Theresa May pledged to guarantee the rights of EU citizens in the UK

He said: “The impact of closing the borders for a few days to the free movement of food would result in a food crisis the likes of which we haven’t seen.”

Theresa May might have pledged to guarantee the rights of EU citizens living and working in the UK, but concerns remain about the post-Brexit labour shortage.

Add to this the potential of duty increases, extra administrative costs and a weakened pound, and you have a retail landscape where retailers are justified in fearing for the future.

Retail turns to tech titans

Bricks-and-mortar retailers partnered with tech giants this year to help them go toe to toe with tech-savvy online rivals like Amazon.

In June, French grocer Carrefour revealed it had entered into a strategic partnership with Google – a first in European food retail.

The team-up enables the French grocery giant to use voice-activated Google Home to enhance customer experience, allows staff to work together using G Suite and led to the opening of an innovation lab where Carrefour engineers work with Google Cloud AI experts to create new consumer experiences.

Googleplex

Retailers have teamed up with the giants of Silicon Valley

Marks & Spencer followed suit. It teamed up with Microsoft just a couple of weeks later on a strategic initiative designed to transform the retail experience through AI.

M&S chief executive Steve Rowe said: “The sector is undergoing a customer-led revolution. We want to be at the forefront of driving value into the customer experience using the power of technology.”

More tie-ups of this nature are expected as retailers find tech allies to ready them for the new retail world.

The axe falls on retail jobs

Redundancies have been a common occurrence in retail this year with businesses including John Lewis, Sainsbury’s, Kingfisher, Ikea, Shop Direct and Debenhams cutting roles.

According to the Centre for Retail Research, more than 56,000 jobs have been cut in the sector this year.

It is two years since the BRC raised the prospect of almost 1 million job losses in retail by 2025 and coined the strapline ‘fewer jobs but better jobs’.

The trade body argued that the retail industry of the future would have fewer physical stores and fewer, but more productive and higher earning, jobs.

Inevitably technology and automation are replacing some roles. Nearly 2,000 permanent and agency roles were put at risk as Shop Direct relocated its fulfilment operations to a state-of-the-art automated warehouse in the East Midlands, which would only require 500 permanent staff.

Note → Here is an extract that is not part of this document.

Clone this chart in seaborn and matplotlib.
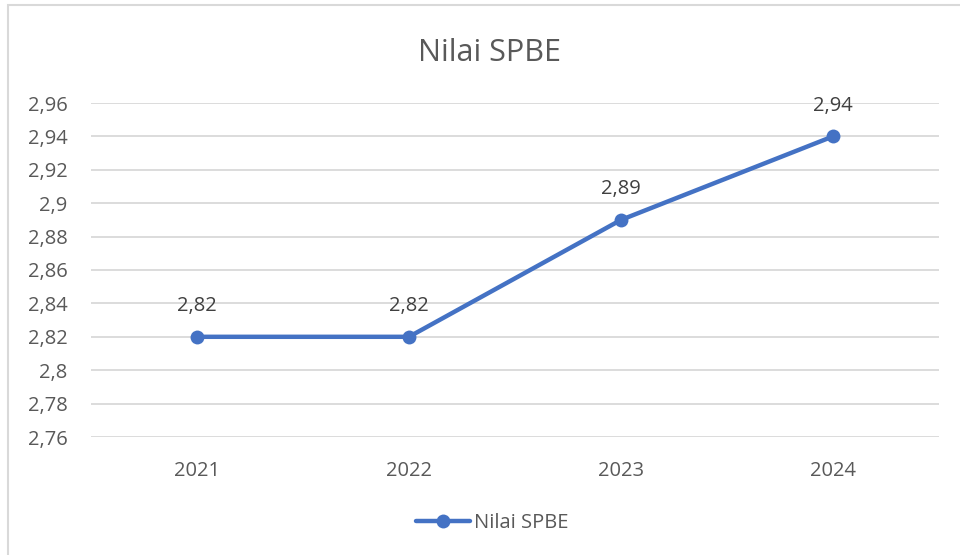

However, for many retailers, restructures were necessary to combat rising costs – with rent and rate increases combined with the national minimum wage hike and the apprenticeship levy – and weak demand.

With the retail industry the largest UK employer, these are worrying times not just for the sector but the country.

The year of the CVA

The past 12 months were undoubtedly the year of the CVA. New Look, Carpetright, Mothercare, Homebase, Office Outlet, The Original Factory Shop and Select all used the insolvency process to slash store numbers.

As more retail spend goes online, coupled with the increasing cost of running stores, it is understandable why some under-pressure retailers have sought to cut the sizeable overheads of running a large store portfolio.

house of fraser glasgow

Landlords were ready to challenge House of Fraser’s CVA in court

However, some parties believe the CVA, which represents a last resort for companies in distress to stave off administration, is being used as a crutch. Some claim CVAs allow struggling companies, who are often a victim of their own mistakes or inflexibility, to renege on contracts in order to keep themselves afloat, leaving other parties to foot the bill.

The British Property Federation (BPF) has demanded an urgent government review of the CVA process, which it says is being “misused”.

The BPF says: “We support the proper use of CVAs in order to help businesses in genuine distress and are keen that CVAs continue to achieve these objectives. There is, however, increasing frustration about the practice of some recent CVAs.

“The issues include: lack of transparency; unfair discrimination between different creditors; and the lack of regulation to ensure CVAs are used appropriately and to drive good practice.”

A group of landlords even mounted a legal challenge, which was later settled out of court, against House of Fraser’s CVA.

With strong retail headwinds showing no signs of abating, CVAs are expected to be a feature in 2019 and the debate looks likely to rumble on.

#MeToo hits retail

The #MeToo movement has been one of the most powerful and far-reaching in recent history. Since the Harvey Weinstein scandal unfolded late last year, what began as a movement against sexual harassment and sexual assault has travelled the world and has placed a spotlight on what constitutes appropriate behaviour in the workplace.

Green,Philip

Sir Philip Green’s injunction was exposed in Parliament

That spotlight fell on one of the retail sector’s biggest protagonists, Sir Philip Green, when he was named in Parliament as the businessman at the centre of a Daily Telegraph investigation that alleged bullying, intimidation and sexual harassment.

Green had sought an injunction against the newspaper gagging it from revealing his identity.

Green has denied the allegations but it has led to previous allies distancing themselves from him. Simon Cowell bought his former friend and business partner out of his Syco music empire while Beyoncé did likewise with her athleisure brand Ivy Park.

Meanwhile, Ted Baker employees launched an online petition alleging that founder and boss Ray Kelvin engages in inappropriate behaviour towards staff, including enforced hugs.

The petition alleges behaviour by Kelvin ranging from kissing employees’ ears to asking female staff members to sit on his knee and says that “harassment at Ted Baker is well documented but willfully ignored by those in charge”.

Ted Baker has said the allegations in the petition are “at odds with the values of our business and those of our CEO” and has hired law firm Herbert Smith Freehills to investigate the claims. Kelvin has taken a temporary leave of absence from Ted Baker.